I do not believe that this testimony meets the requirements of Carey and Stachura that there must be proof of actual injury. When compared with the cases discussed above, such as Brule and Busche, the evidence here does not even come close, qualitatively or' quantitatively.

The reliance on Restatement (Second) of Torts Section 912 (1979) for the proposition that the trier of fact can properly award substantial damages as compensation for harms that normally flow from a tortious injury without specific proof of their existence neither correctly states the Restatement nor comports with the teachings of Carey and Stachura. Section 912 provides:

One to whom another has tortiously caused harm is entitled to compensatory damages for the harm if, but only if, he establishes by proof the extent of the harm and the amount of money representing adequate compensation with as much certainty as the nature of the tort and the circumstances permit.

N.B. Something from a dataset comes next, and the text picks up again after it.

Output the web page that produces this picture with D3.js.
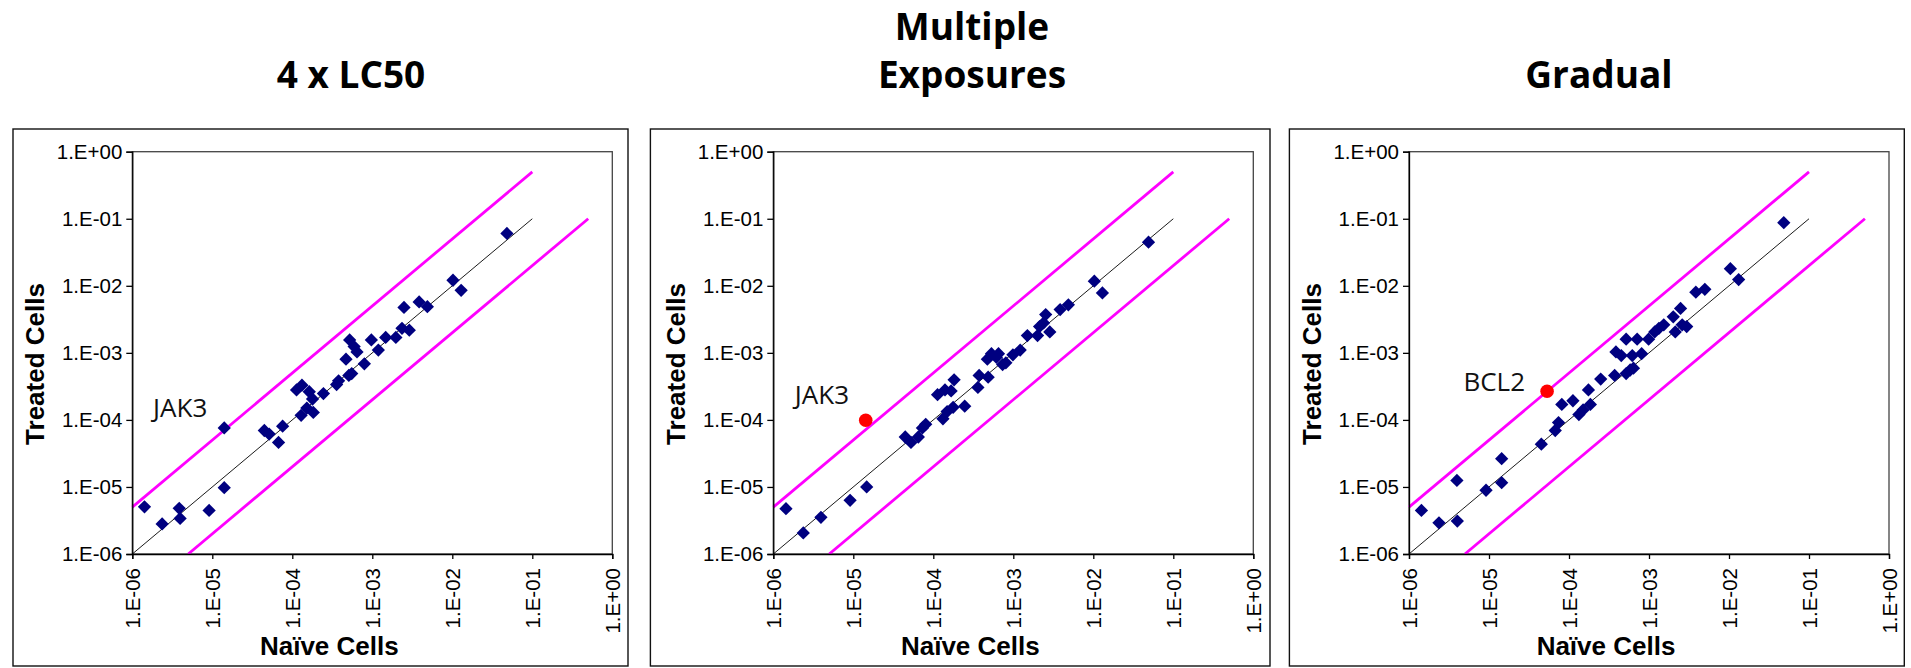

My reading of that section suggests that it deals only with the certainty of damages, not the essential elements that a plaintiff must prove to establish the damages. The problem in the case before us is not a lack of certainty as to the extent of damages; rather, it is the lack of proof of any damages at all.

Further, to simply conclude that the involuntary loss of a job would cause emotional distress, without proof of how such distress was manifested, simply ignores Carey and Stackura.

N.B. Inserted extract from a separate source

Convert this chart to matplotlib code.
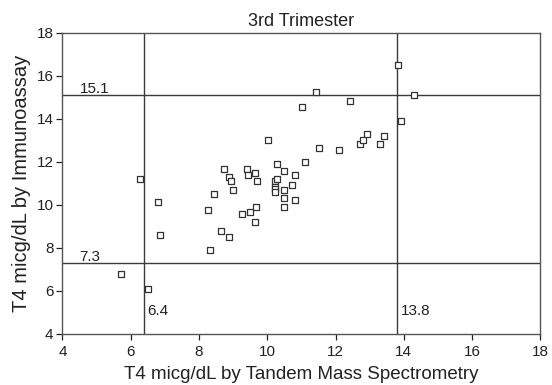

3. Lack of Medical Expert Evidence to Support Damage Award

I agree that, while medical or similar type expert testimony would strengthen a claim for emotional injury, it is not essential to prove a claim for emotional distress. See Busche v. Burkee; Whitley v. Seibel.

4. Causation

Defendants argue that if we hold that plaintiff suffered emotional distress, nevertheless, there was no evidence that such was the result of the wrongful deprivation of his constitutional rights as opposed to a lawful termination. They cite Laje v. R.E. Thomason General Hospital, 665 F.2d 724 (5th Cir.1982), wherein the plaintiff was able to recover damages only for the procedural violation which preceded his otherwise lawful firing. There are two answers adverse to defendants’ position. First, under my analysis, this sub-issue need not be reached because I would hold that plaintiff is entitled to no more than nominal damages. Second, defendants ignore the fact that the violation of the constitutional right and the termination were inseparably connected, since the termination here, unlike the termination on Laje, was unlawful. To accept defendants’ argument, we would have to find that the termination was lawful; that position has been correctly rejected.

CONCLUSION

For the reasons stated, I respectfully dissent on the issue of damages, and would remand with instructions to award plaintiff nominal damages of $1.00 plus his attorney fees. See Carey v. Piphus, 435 U.S. at 257 n. 11, 98 S.Ct. at 1049 n. 11 (potential liability of Section 1983 defendants for attorney fees provides assurance that state agents will not ignore due process rights); Basiardanes v. City of Galveston, 682 F.2d 1203 (5th Cir.1982) (nominal damages held to justify imposition of attorney fees and costs even though plaintiff fails to prove actual injury necessary to sustain an award of compensatory damages); Lamar v. Steele, 693 F.2d 559 (5th Cir.1982), cert. denied, 464 U.S. 821, 104 S.Ct. 86, 78 L.Ed.2d 95 (1983) (same).